— start of Extracted entries —

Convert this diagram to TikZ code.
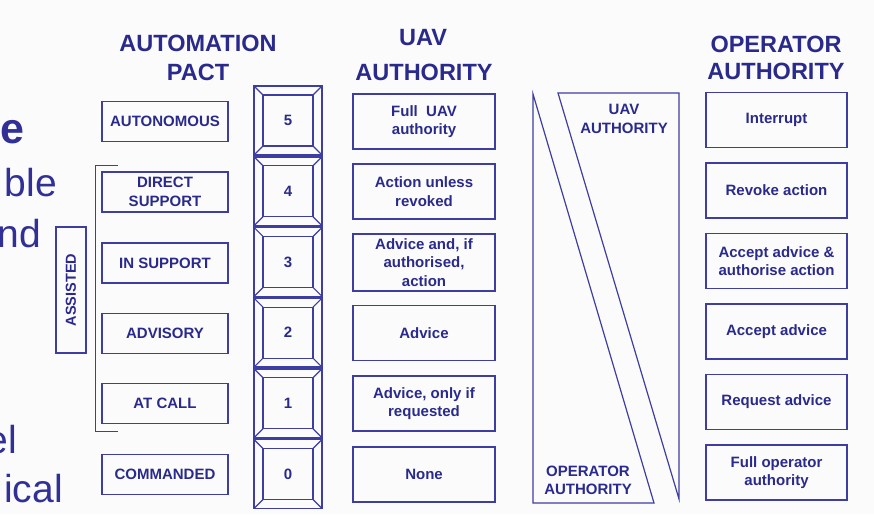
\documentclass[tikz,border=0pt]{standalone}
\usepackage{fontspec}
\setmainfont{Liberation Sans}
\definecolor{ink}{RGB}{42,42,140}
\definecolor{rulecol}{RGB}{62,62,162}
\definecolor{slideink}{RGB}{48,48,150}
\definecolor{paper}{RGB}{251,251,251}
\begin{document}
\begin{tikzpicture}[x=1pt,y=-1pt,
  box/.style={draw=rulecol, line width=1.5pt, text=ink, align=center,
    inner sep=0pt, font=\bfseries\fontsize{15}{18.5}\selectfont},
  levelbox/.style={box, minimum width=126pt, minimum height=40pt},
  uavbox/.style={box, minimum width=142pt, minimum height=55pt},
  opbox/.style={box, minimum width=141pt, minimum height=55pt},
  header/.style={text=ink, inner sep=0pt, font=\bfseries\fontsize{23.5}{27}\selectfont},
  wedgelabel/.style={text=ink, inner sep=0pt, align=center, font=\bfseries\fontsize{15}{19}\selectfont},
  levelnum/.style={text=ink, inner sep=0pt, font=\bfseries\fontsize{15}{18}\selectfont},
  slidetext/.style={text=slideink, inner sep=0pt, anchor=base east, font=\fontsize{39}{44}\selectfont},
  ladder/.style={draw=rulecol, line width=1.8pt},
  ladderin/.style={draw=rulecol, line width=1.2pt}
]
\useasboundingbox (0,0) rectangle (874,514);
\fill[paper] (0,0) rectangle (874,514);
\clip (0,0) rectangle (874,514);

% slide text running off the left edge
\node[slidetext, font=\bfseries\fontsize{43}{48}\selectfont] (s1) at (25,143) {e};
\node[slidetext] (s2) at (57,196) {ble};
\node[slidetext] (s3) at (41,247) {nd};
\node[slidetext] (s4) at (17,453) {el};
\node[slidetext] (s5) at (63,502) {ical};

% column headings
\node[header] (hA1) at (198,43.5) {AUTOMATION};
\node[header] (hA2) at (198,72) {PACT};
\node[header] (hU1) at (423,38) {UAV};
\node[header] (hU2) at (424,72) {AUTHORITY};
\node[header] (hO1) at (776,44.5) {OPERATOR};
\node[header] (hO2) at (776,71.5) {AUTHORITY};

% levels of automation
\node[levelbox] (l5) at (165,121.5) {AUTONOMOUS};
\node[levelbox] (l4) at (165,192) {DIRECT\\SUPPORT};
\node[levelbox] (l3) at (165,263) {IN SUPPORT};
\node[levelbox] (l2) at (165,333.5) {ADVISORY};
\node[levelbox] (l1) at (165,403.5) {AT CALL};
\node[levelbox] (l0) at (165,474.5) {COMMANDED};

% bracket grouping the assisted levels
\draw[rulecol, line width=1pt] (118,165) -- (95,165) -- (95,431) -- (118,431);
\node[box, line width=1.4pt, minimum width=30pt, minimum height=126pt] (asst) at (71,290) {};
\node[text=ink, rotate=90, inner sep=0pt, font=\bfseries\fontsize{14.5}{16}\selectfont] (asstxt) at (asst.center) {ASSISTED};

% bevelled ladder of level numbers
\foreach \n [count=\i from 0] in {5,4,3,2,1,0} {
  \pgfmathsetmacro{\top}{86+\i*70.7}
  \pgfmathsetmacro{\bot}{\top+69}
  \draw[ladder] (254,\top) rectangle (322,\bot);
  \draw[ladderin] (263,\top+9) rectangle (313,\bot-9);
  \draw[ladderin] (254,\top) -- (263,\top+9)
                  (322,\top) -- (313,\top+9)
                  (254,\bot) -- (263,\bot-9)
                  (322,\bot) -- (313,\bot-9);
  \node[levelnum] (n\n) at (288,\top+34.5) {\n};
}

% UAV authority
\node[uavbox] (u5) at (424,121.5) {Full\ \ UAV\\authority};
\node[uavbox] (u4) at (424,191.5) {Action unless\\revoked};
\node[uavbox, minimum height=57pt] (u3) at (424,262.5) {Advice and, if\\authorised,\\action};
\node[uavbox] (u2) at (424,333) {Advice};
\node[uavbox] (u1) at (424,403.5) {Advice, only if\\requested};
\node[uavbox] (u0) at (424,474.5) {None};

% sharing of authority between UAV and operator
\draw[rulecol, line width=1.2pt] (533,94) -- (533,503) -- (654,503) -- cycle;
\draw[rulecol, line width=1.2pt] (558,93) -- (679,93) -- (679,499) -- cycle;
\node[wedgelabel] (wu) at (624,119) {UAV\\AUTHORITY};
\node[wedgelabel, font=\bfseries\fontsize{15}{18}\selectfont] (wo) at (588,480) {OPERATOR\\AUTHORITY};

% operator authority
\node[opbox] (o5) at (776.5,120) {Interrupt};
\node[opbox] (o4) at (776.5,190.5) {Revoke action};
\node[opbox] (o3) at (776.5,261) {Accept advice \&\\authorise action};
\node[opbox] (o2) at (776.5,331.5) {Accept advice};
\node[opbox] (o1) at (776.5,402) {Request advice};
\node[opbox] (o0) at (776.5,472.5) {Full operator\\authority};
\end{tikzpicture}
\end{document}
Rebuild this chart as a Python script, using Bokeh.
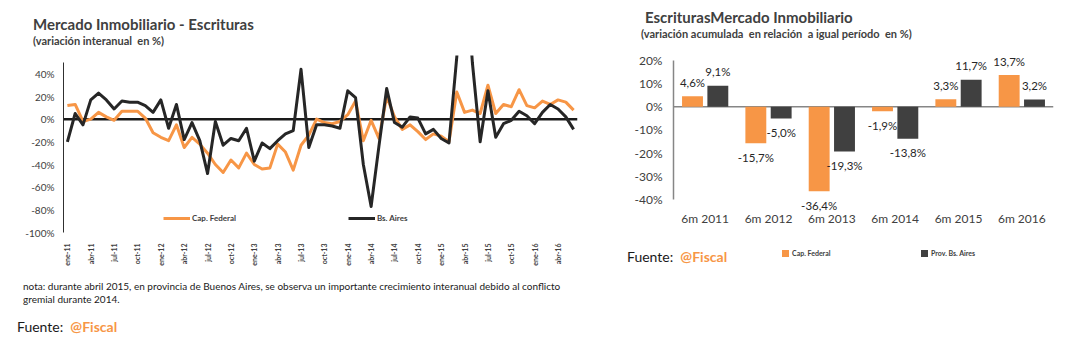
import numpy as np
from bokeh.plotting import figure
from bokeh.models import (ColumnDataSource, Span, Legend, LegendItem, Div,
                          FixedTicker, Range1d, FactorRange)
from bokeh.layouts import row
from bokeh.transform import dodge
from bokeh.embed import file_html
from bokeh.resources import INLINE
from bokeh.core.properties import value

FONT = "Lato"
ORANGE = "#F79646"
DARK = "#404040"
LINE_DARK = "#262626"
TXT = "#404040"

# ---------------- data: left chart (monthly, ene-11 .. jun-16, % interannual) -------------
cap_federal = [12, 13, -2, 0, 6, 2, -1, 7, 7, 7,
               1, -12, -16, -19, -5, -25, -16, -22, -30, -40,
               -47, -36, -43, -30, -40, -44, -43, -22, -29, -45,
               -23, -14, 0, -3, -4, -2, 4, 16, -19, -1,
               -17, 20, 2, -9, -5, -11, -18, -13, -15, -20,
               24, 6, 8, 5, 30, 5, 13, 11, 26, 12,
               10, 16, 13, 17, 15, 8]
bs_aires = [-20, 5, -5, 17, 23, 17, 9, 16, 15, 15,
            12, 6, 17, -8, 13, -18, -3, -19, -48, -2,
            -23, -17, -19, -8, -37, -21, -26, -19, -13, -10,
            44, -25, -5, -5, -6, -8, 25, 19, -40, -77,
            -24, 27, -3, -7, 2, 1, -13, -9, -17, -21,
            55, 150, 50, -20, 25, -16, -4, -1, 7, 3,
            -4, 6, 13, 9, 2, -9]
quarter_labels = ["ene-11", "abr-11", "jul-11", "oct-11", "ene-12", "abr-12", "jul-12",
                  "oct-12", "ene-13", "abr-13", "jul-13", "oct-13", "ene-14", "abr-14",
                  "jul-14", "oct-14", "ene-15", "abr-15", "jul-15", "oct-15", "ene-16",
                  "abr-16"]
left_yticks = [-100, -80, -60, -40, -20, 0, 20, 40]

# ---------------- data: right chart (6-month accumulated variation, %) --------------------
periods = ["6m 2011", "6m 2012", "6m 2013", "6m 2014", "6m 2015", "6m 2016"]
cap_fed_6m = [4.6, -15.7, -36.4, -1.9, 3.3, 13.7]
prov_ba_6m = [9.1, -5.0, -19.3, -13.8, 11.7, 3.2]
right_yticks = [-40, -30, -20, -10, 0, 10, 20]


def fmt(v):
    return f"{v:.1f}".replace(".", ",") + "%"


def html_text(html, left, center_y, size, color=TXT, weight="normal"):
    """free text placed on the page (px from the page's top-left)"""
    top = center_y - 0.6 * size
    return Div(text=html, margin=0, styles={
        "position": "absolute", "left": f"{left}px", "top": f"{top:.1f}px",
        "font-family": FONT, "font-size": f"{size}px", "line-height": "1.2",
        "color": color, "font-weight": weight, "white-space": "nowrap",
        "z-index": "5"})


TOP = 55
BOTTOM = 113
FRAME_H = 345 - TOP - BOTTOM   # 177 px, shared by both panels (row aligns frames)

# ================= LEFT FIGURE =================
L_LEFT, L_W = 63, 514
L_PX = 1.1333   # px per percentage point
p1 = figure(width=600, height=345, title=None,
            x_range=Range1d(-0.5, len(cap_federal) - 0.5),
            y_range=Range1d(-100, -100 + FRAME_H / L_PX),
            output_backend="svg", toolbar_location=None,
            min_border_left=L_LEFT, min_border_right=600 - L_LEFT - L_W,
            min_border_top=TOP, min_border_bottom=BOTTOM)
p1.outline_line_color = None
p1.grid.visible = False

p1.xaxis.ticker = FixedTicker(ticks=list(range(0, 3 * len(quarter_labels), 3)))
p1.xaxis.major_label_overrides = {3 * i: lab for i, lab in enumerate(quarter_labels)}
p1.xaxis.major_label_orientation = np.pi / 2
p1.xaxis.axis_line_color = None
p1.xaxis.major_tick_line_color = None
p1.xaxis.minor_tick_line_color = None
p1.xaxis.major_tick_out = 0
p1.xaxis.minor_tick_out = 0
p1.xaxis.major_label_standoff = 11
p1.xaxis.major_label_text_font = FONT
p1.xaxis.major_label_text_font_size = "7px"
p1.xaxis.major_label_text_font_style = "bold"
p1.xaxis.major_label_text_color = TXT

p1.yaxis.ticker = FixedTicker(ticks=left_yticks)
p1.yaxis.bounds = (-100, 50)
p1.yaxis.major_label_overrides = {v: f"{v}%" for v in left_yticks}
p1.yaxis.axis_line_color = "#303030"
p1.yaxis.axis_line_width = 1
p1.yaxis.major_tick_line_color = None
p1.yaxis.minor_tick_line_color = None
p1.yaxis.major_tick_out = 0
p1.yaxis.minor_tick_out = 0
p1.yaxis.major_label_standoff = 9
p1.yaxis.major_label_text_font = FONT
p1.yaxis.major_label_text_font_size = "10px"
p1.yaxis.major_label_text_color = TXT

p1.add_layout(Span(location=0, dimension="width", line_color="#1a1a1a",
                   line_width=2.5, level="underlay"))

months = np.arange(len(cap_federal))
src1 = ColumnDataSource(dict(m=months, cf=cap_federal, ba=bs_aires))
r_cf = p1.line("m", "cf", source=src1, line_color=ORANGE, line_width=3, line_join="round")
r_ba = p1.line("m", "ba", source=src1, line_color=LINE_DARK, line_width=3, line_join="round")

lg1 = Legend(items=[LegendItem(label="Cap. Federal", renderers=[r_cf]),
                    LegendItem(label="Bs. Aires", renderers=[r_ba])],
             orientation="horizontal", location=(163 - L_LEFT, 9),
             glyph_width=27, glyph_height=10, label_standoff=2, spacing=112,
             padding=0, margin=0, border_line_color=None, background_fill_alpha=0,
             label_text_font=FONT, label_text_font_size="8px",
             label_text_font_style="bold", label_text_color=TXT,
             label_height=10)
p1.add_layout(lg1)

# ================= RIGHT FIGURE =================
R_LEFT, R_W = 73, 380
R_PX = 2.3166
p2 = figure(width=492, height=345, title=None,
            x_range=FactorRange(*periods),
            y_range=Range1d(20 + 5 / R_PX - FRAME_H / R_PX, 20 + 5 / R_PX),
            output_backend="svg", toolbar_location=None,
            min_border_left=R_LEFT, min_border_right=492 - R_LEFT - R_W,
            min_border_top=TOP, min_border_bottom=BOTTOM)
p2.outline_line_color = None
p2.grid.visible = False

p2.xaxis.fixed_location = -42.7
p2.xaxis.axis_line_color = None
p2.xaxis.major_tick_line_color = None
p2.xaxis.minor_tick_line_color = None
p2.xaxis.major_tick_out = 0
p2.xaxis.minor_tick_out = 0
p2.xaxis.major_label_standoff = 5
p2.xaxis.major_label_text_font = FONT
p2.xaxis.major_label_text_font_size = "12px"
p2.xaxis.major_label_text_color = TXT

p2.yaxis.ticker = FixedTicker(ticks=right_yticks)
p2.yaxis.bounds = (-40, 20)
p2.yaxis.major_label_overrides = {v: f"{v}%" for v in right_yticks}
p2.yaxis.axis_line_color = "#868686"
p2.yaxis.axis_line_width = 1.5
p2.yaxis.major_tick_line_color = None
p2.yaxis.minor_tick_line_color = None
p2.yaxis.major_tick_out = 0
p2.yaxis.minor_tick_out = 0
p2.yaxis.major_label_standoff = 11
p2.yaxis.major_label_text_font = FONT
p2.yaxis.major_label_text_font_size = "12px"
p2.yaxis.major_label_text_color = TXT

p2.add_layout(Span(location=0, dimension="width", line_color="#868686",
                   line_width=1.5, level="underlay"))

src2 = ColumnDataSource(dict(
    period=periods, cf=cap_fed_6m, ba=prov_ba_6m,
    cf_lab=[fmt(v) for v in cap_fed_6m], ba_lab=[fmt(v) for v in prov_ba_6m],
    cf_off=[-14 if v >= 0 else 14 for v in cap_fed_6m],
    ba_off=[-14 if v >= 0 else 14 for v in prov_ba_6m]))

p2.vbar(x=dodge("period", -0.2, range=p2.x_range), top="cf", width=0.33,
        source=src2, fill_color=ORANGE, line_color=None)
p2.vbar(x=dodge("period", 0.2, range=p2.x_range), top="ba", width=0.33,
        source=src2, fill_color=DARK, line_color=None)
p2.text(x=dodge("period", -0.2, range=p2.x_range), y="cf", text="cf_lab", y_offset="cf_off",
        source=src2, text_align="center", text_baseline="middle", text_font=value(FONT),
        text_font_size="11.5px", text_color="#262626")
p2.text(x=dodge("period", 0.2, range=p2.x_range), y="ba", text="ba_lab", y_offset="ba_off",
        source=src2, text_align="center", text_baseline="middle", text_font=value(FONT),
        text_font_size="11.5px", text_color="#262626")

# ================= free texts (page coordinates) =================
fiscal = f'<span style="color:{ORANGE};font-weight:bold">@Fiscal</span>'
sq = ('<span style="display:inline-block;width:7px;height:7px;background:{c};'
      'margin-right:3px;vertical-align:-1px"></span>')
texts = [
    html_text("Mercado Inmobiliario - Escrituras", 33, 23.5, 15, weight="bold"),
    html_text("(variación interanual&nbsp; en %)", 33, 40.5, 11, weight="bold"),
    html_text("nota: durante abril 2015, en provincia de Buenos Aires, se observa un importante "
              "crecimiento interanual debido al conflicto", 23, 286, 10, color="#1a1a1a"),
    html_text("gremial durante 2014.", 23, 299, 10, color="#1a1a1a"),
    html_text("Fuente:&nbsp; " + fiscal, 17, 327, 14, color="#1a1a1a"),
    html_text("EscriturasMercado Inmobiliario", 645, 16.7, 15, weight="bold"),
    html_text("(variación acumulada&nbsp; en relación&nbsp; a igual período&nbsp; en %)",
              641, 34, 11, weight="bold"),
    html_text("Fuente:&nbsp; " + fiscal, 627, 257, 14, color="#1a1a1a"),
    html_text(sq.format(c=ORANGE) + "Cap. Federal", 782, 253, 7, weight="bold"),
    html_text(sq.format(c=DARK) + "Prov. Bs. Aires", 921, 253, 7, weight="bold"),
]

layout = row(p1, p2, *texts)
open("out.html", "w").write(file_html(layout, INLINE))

— end of Extracted entries —

=== Exercise task ===
Output exactly the span of lines from the top of the listing through the line holding "(hO2) at (776,71.5)", and leave every picture out.

=== Full output ===
Convert this diagram to TikZ code.
\documentclass[tikz,border=0pt]{standalone}
\usepackage{fontspec}
\setmainfont{Liberation Sans}
\definecolor{ink}{RGB}{42,42,140}
\definecolor{rulecol}{RGB}{62,62,162}
\definecolor{slideink}{RGB}{48,48,150}
\definecolor{paper}{RGB}{251,251,251}
\begin{document}
\begin{tikzpicture}[x=1pt,y=-1pt,
  box/.style={draw=rulecol, line width=1.5pt, text=ink, align=center,
    inner sep=0pt, font=\bfseries\fontsize{15}{18.5}\selectfont},
  levelbox/.style={box, minimum width=126pt, minimum height=40pt},
  uavbox/.style={box, minimum width=142pt, minimum height=55pt},
  opbox/.style={box, minimum width=141pt, minimum height=55pt},
  header/.style={text=ink, inner sep=0pt, font=\bfseries\fontsize{23.5}{27}\selectfont},
  wedgelabel/.style={text=ink, inner sep=0pt, align=center, font=\bfseries\fontsize{15}{19}\selectfont},
  levelnum/.style={text=ink, inner sep=0pt, font=\bfseries\fontsize{15}{18}\selectfont},
  slidetext/.style={text=slideink, inner sep=0pt, anchor=base east, font=\fontsize{39}{44}\selectfont},
  ladder/.style={draw=rulecol, line width=1.8pt},
  ladderin/.style={draw=rulecol, line width=1.2pt}
]
\useasboundingbox (0,0) rectangle (874,514);
\fill[paper] (0,0) rectangle (874,514);
\clip (0,0) rectangle (874,514);

% slide text running off the left edge
\node[slidetext, font=\bfseries\fontsize{43}{48}\selectfont] (s1) at (25,143) {e};
\node[slidetext] (s2) at (57,196) {ble};
\node[slidetext] (s3) at (41,247) {nd};
\node[slidetext] (s4) at (17,453) {el};
\node[slidetext] (s5) at (63,502) {ical};

% column headings
\node[header] (hA1) at (198,43.5) {AUTOMATION};
\node[header] (hA2) at (198,72) {PACT};
\node[header] (hU1) at (423,38) {UAV};
\node[header] (hU2) at (424,72) {AUTHORITY};
\node[header] (hO1) at (776,44.5) {OPERATOR};
\node[header] (hO2) at (776,71.5) {AUTHORITY};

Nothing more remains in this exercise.